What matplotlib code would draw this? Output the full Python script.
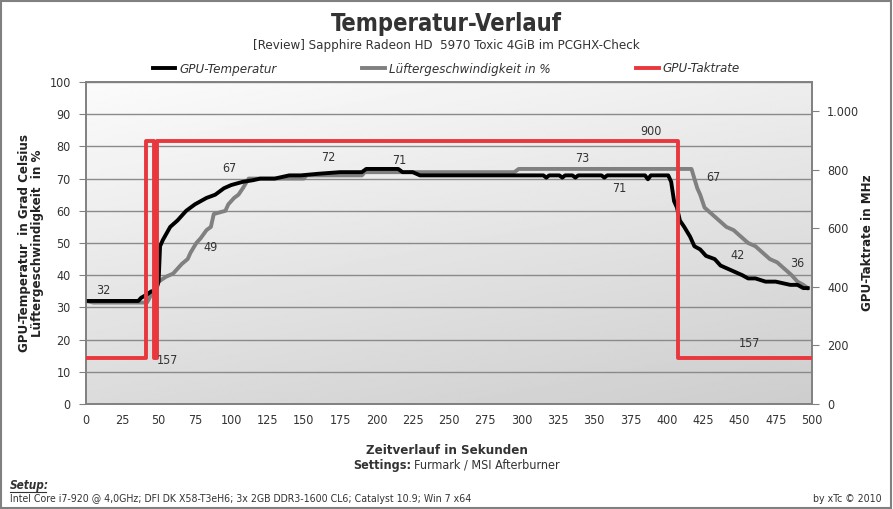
import numpy as np
import matplotlib
matplotlib.use('Agg')
import matplotlib.pyplot as plt
from matplotlib.ticker import FuncFormatter

plt.rcParams['font.family'] = ['DejaVu Sans']
plt.rcParams['font.stretch'] = 'condensed'

# GPU-Temperatur (Grad Celsius)
temp_t = [0, 36, 38, 42, 45, 48, 50, 51, 53, 58, 63, 69, 75, 83, 89, 95, 100, 108,
          115, 120, 130, 140, 148, 160, 175, 190, 193, 215, 218, 225, 230, 290, 315,
          317, 319, 326, 328, 330, 335, 337, 339, 355, 357, 359, 385, 387, 389, 400,
          401, 403, 405, 407, 409, 412, 416, 419, 423, 427, 433, 437, 442, 447, 452,
          456, 461, 468, 475, 480, 485, 490, 494, 497]
temp_v = [32, 32, 33, 34, 35, 35, 38, 49, 51, 55, 57, 60, 62, 64, 65, 67, 68, 69,
          69.5, 70, 70, 71, 71, 71.5, 72, 72, 73, 73, 72, 72, 71, 71, 71,
          70.3, 71, 71, 70.3, 71, 71, 70.3, 71, 71, 70.3, 71, 71, 69.8, 71, 71,
          71, 69, 63, 61, 57, 55, 52, 49, 48, 46, 45, 43, 42, 41, 40,
          39, 39, 38, 38, 37.5, 37, 37, 36, 36]

# Lueftergeschwindigkeit (%)
fan_t = [0, 5, 10, 42, 45, 48, 50, 55, 60, 63, 66, 70, 72, 76, 79, 83, 86, 88, 96,
         98, 102, 105, 108, 110, 112, 120, 150, 152, 190, 192, 295, 298, 417, 419,
         421, 423, 426, 431, 436, 441, 446, 451, 456, 461, 466, 471, 476, 481, 486,
         490, 494, 497]
fan_v = [32, 31.5, 31.5, 31.5, 34, 36, 38, 39.5, 40.5, 42, 43.5, 45, 47, 50, 51.5,
         54, 55, 59, 60, 62, 64, 65, 67, 68.5, 70, 70, 70, 71, 71, 72, 72, 73, 73,
         70, 67, 65, 61, 59, 57, 55, 54, 52, 50, 49, 47, 45, 44, 42, 40, 38, 37, 36]

# GPU-Taktrate (MHz)
clock_t = [0, 41, 41, 47, 47, 49, 49, 408, 408, 500]
clock_v = [157, 157, 900, 900, 157, 157, 900, 900, 157, 157]

# Datenbeschriftungen (x, y, Text)
labels_left = [(12, 35.2, '32'), (99, 73, '67'), (86, 48.7, '49'), (167, 76.5, '72'),
               (216, 75.6, '71'), (342, 76.1, '73'), (367, 67, '71'), (432, 70.3, '67'),
               (449, 46, '42'), (490, 43.7, '36')]
labels_right = [(56, 150, '157'), (389, 930, '900'), (457, 207, '157')]

txt = '#333333'

fig = plt.figure(figsize=(8.93, 5.09), dpi=100)
fig.patch.set_facecolor('white')
fig.patches.append(plt.Rectangle((0.001, 0.001), 0.997, 0.997, transform=fig.transFigure,
                                 fill=False, edgecolor='#808080', linewidth=1.5))

ax = fig.add_axes([86 / 893, 1 - 404 / 509, (812 - 86) / 893, (404 - 82) / 509])
ax2 = ax.twinx()

# Hintergrundverlauf
gx, gy = np.meshgrid(np.linspace(0, 1, 200), np.linspace(0, 1, 200))
grad = 0.985 - 0.18 * (0.3 * gx + 0.7 * gy)
ax.imshow(grad, cmap='gray', vmin=0, vmax=1, extent=[0, 500, 0, 100], origin='upper',
          aspect='auto', zorder=0, interpolation='bilinear')

ax.set_xlim(0, 500)
ax.set_ylim(0, 100)
ax2.set_ylim(0, 1100)
ax.set_yticks(range(0, 101, 10))
ax.set_xticks(range(0, 501, 25))
ax2.set_yticks(range(0, 1001, 200))
ax2.yaxis.set_major_formatter(FuncFormatter(lambda v, p: f'{int(v):,}'.replace(',', '.')))
ax.yaxis.grid(True, color='#8a8a8a', linewidth=1)

for a in (ax, ax2):
    for s in a.spines.values():
        s.set_color('#808080')
        s.set_linewidth(1.2)
ax.tick_params(axis='x', length=0, pad=7, labelsize=9, labelcolor=txt)
ax.tick_params(axis='y', length=5, color='#808080', labelsize=9, labelcolor=txt, pad=6)
ax2.tick_params(axis='y', length=5, color='#808080', labelsize=9, labelcolor=txt, pad=6)

l1, = ax.plot(temp_t, temp_v, color='black', linewidth=2.8, zorder=4, label='GPU-Temperatur')
l2, = ax.plot(fan_t, fan_v, color='#808080', linewidth=2.8, zorder=3,
              label='Lüftergeschwindigkeit in %')
l3, = ax2.plot(clock_t, clock_v, color='#e8383d', linewidth=2.8, zorder=5,
               label='GPU-Taktrate')
ax.set_zorder(1)
ax2.set_zorder(2)
ax2.patch.set_visible(False)

for x, y, s in labels_left:
    ax.text(x, y, s, ha='center', va='center', fontsize=9, color=txt, zorder=6)
for x, y, s in labels_right:
    ax2.text(x, y, s, ha='center', va='center', fontsize=9, color=txt, zorder=6)

ax.set_ylabel('GPU-Temperatur  in Grad Celsius\nLüftergeschwindigkeit  in %',
              fontsize=9.5, fontweight='bold', color='#222222', labelpad=4, linespacing=1.0)
ax2.set_ylabel('GPU-Taktrate in MHz', fontsize=9.5, fontweight='bold', color='#222222',
               labelpad=1)

leg = fig.legend(handles=[l1, l2, l3], loc='center', bbox_to_anchor=(0.5, 1 - 69 / 509),
                 ncol=3, frameon=False, prop={'style': 'italic', 'size': 9.5},
                 handlelength=1.7, handletextpad=0.3, columnspacing=6.5)
for t in leg.get_texts():
    t.set_color(txt)

fig.text(0.5, 1 - 24 / 509, 'Temperatur-Verlauf', ha='center', va='center', fontsize=17,
         fontweight='bold', color=txt)
fig.text(0.5, 1 - 46 / 509, '[Review] Sapphire Radeon HD  5970 Toxic 4GiB im PCGHX-Check',
         ha='center', va='center', fontsize=9.5, color=txt)
fig.text(0.5, 1 - 451 / 509, 'Zeitverlauf in Sekunden', ha='center', va='center',
         fontsize=9.5, fontweight='bold', color=txt)
fig.text(411 / 893, 1 - 465 / 509, 'Settings:', ha='right', va='center', fontsize=9,
         fontweight='bold', color=txt)
fig.text(414 / 893, 1 - 465 / 509, 'Furmark / MSI Afterburner', ha='left', va='center',
         fontsize=9, color=txt)
fig.text(10 / 893, 1 - 486 / 509, 'Setup:', ha='left', va='center', fontsize=8.5,
         fontweight='bold', style='italic', color=txt)
fig.lines.append(plt.Line2D([10 / 893, 46 / 893], [1 - 492 / 509, 1 - 492 / 509],
                            transform=fig.transFigure, color=txt, linewidth=0.8))
fig.text(10 / 893, 1 - 499 / 509,
         'Intel Core i7-920 @ 4,0GHz; DFI DK X58-T3eH6; 3x 2GB DDR3-1600 CL6; Catalyst 10.9; Win 7 x64',
         ha='left', va='center', fontsize=7.6, color=txt)
fig.text(882 / 893, 1 - 499 / 509, 'by xTc © 2010', ha='right', va='center', fontsize=7.6,
         color=txt)

fig.savefig('out.png', dpi=100)
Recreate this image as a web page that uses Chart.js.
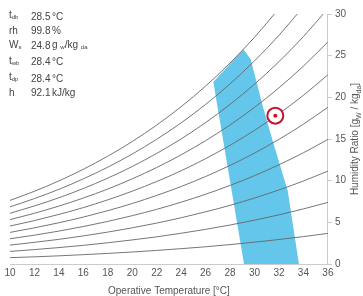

----

From the first line above down to the line with "plt.rcParams['font.stretch'] = 'condensed'", reproduce every line and no others, omitting pictures.

= Exercise answer =
What matplotlib code would draw this? Output the full Python script.
import numpy as np
import matplotlib
matplotlib.use('Agg')
import matplotlib.pyplot as plt
from matplotlib.ticker import FuncFormatter

plt.rcParams['font.family'] = ['DejaVu Sans']
plt.rcParams['font.stretch'] = 'condensed'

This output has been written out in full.